In 2010 Benedict was named as a defendant in a law suit alleging that he failed to take action as a cardinal in 1995 when he was allegedly told about a priest who had abused boys at a U.S. school for the deaf decades earlier.
Now a documentary film has been released recounting the tales of four of the boys from that Milwaukee, Wisconsin school.
"Mea Maxima Culpa: Silence in the House of God", released by HBO, tells the story of four deaf boys who were allegedly abused over the course of many years by the same priest.
The lawyers withdrew the case last year and the Vatican said it was a major victory that proved the pope could not be held liable for the actions of abusive priests.
Though there have been repeated calls for Benedict's arrest over sexual abuse within his Church, he is currently not named specifically in any other case.
Spees hopes that with her request for an ICC investigation this may change.
"It's not just inaction. That's the other thing that we have to make very clear. It's not just that they're not doing anything. They're doing plenty. And what they're doing is actually facilitating and enabling the problem. And what I mean by that is, you know, it comes from Rome down, right?You don't have cases where the Vatican, the Pope, comes down hard on a bishop or a cardinal for shielding or sheltering a priest. In fact what some of the evidence we presented to the court shows that bishops and cardinals are often being applauded for their role in protecting priests within their diocese and those who have been caught up in scandal, like Cardinal Law here in the U.S., who had to resign from the Boston archdiocese, is then rewarded with a prime position in Rome," Spees said.
Last month, the former archbishop of Los Angeles, Cardinal Roger Mahony, was stripped by his successor of all public and administrative duties after a thousands of pages of files detailing abuse in the 1980s were made public.

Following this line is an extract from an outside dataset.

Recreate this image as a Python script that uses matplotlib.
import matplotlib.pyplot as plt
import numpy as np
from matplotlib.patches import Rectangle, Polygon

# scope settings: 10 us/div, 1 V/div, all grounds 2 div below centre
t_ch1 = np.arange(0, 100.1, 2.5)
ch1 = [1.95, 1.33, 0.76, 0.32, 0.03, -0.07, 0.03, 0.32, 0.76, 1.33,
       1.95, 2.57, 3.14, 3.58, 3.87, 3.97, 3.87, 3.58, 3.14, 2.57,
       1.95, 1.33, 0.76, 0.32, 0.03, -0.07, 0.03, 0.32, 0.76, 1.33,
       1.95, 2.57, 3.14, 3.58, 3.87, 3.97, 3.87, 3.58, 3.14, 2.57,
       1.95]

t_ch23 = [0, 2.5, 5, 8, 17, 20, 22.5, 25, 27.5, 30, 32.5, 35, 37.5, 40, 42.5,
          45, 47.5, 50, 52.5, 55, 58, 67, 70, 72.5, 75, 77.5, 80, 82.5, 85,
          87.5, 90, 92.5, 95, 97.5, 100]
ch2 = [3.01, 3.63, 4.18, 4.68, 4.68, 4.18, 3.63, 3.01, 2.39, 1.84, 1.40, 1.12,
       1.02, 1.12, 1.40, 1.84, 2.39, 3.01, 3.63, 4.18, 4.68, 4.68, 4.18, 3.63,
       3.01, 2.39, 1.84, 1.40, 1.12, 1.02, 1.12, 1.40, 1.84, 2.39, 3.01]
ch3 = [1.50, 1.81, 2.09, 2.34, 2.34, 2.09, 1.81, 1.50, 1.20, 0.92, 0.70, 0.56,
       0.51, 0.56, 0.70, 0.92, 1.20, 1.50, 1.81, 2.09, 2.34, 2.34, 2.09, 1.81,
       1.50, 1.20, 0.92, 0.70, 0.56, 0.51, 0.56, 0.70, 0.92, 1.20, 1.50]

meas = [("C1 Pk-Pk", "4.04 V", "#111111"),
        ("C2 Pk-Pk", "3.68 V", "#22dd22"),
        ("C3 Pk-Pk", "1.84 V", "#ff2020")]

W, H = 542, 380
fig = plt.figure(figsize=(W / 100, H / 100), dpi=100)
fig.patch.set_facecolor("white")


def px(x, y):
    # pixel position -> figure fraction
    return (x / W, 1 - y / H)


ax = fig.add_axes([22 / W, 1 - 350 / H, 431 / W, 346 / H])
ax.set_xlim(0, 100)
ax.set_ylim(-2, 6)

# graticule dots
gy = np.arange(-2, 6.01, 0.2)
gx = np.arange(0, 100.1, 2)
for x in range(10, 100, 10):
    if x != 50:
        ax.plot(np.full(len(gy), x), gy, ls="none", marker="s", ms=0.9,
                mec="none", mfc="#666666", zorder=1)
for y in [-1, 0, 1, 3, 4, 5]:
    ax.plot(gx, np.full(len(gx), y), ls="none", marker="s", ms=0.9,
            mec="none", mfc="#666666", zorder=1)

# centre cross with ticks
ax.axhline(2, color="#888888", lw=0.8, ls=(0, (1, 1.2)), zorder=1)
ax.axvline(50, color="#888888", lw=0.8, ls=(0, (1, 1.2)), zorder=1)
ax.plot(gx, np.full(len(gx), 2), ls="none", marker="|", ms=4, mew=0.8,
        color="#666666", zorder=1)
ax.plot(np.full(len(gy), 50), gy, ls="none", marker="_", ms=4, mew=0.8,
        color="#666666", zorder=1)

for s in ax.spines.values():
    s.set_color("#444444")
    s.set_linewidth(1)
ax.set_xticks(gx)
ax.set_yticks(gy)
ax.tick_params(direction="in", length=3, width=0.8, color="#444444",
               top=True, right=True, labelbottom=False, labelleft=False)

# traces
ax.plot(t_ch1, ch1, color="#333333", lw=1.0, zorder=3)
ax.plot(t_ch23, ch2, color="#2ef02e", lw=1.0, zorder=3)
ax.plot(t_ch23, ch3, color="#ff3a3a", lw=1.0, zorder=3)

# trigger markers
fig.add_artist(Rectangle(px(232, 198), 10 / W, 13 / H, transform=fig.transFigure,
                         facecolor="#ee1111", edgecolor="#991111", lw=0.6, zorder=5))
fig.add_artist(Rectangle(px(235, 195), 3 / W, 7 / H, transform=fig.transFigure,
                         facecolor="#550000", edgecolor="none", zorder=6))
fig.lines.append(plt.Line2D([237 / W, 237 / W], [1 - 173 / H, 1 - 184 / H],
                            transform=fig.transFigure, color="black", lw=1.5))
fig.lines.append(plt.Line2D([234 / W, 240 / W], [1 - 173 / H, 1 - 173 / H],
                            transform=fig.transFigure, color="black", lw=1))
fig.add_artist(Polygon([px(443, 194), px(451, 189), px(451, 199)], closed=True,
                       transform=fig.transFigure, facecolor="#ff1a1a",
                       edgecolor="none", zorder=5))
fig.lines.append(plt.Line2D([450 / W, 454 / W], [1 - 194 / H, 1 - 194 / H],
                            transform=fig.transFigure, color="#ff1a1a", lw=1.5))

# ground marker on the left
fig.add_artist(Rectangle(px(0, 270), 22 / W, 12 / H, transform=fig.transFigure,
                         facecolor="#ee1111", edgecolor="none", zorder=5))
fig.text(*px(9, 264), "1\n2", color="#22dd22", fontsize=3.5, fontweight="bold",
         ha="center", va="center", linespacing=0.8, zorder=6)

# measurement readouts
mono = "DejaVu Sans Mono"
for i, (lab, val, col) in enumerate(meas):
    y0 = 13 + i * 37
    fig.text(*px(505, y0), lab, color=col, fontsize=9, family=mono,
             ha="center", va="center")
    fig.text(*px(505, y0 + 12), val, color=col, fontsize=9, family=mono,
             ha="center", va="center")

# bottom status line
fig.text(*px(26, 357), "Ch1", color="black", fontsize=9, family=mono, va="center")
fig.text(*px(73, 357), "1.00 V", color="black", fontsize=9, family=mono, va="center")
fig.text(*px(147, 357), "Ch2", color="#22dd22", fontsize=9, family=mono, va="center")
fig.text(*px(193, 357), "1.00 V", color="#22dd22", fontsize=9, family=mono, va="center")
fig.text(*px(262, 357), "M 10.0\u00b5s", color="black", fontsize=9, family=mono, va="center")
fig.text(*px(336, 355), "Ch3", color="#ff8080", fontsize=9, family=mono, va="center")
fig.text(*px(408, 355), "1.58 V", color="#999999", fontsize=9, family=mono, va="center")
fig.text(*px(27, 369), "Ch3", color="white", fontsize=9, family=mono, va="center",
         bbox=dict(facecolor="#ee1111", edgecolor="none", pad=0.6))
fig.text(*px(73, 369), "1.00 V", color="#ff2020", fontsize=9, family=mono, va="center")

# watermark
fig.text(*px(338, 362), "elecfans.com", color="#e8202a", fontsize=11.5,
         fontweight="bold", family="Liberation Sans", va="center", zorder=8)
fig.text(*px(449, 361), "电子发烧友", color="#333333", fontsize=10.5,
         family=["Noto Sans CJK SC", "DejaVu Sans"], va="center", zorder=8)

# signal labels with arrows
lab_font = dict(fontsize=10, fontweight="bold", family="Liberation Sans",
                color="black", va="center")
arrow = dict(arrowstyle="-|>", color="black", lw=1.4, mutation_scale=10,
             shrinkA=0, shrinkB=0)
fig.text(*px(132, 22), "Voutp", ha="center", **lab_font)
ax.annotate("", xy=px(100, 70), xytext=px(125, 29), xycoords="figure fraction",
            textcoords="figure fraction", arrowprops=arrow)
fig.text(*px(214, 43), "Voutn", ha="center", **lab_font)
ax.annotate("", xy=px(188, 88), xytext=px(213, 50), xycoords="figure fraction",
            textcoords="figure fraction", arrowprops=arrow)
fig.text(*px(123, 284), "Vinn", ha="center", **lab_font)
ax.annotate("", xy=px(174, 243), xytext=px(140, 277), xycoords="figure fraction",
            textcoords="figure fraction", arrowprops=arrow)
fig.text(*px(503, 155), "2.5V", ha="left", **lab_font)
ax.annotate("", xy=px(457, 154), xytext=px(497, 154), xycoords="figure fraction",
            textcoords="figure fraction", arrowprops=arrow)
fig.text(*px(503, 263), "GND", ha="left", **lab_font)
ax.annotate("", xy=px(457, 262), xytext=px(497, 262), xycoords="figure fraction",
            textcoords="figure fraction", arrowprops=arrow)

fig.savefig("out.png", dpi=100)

The documents show that Mahony had sent accused abusers out of state to avoid justice.
Mahony, who was archbishop of Los Angeles from 1985 until 2011, has apologized for "mistakes" he made as archbishop, saying he had not been equipped to deal with the problem of sexual misconduct involving children.
In 2007, the Los Angeles archdiocese, which serves four million Catholics, reached a $660 million civil settlement with more than 500 victims of child molestation, the biggest agreement of its kind in the United States.
American and Italian Catholics have called for Mahony not to take part in electing a new pope, saying he would taint the new pontiff with the same scandal that has dogged Benedict.
Sexual abuse cases in the Catholic Church began coming to light in the 1980s and became a major crisis in 2002, when U.S. media began reporting systematic cover-ups for abusive priests.
Ireland, Germany, Belgium and the Netherlands have grappled with similar scandals after official or Church-led reports exposed abuse in schools and Church organisations.
Boston's Cardinal Bernard Law resigned after scandals were exposed there but was named to a prestigious Church post in Rome.
And on Wednesday (February 21) New York's Cardinal Timothy Dolan was questioned in a legal deposition about cases of alleged sexual abuse by priests while he was the head of the archdiocese of Milwaukee.
Dolan was deposed in New York for three hours by attorneys representing more than 500 people who claim they were sexually abused by clergy at the Milwaukee archdiocese, which Dolan headed from 2002 to 2009.